4.2 Unless otherwise expressly provided or otherwise provided by legal provisions, the Party entitled to amounts payable under this Agreement in connection to any Transaction may offset such amounts against the amounts payable to the other Party, which result from obligations with the first Party under agreements or instruments other than this Agreement, including deposits.
4.3 If there are any amounts payable or deliveries by both parties on same assets, the provisions of Clause 4.1 shall apply.
4.4 If any of the Parties do not comply with any of its payment or delivery obligations punctually pursuant to this Agreement, the other Party may retain any payment or delivery owed to the first Party, as long as the default is taking place.
FIFTH. Certain Affirmative Covenants of the Parties.
As long as this Agreement or any Transaction is in force, each Party agrees to:
5.1 deliver the financial, accounting, and legal information agreed by the Parties in the Supplement or Confirmation, to the other Party;
5.2 deliver any other document agreed in the Supplement or Confirmation, to the other Party;
5.3 comply with the laws, regulations and provisions, which are applicable to them;
5.4 keep in force any internal or government authorization or any other authorization of any kind, which are necessary for the performance of their obligations pursuant to this Agreement and for the Transactions; and
5.5 deliver written notification to the other Party immediately, upon having knowledge that the notifying Party falls within the scope of a Cause for Early Termination.

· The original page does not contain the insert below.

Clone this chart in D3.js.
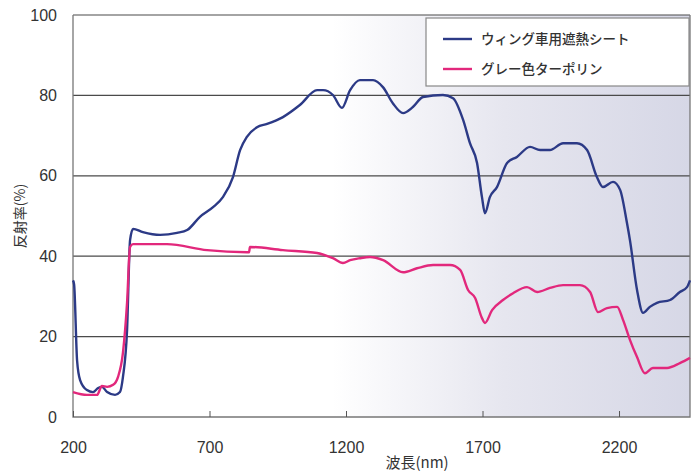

SIXTH. Voluntary Early Termination
Any Transaction may be subject to early termination by written agreement of the Parties. For such purposes, the Parties shall agree the terms of such early termination.
SEVENTH. Early Termination Causes due to Circumstances Attributable to the Parties
When a Party (the “Breaching Party”), any of the Guarantors, or any of the Specified Entities of the Breaching Party, incurs in any of the early termination causes specified below, the other Party (the “Non-Breaching Party”) may early terminate all the Transaction without the need of a judicial order, through written notice to the Breaching Party setting forth an Early Termination Date.
7.1 Breach of the Payment and/or Delivery Obligations. The breach of the payment/and or delivery obligations, pursuant to the provisions of the Third Clause, provided such breach has not been remedied in a term of one (1) Banking Business Day following the day in which the relevant obligation should have been performed.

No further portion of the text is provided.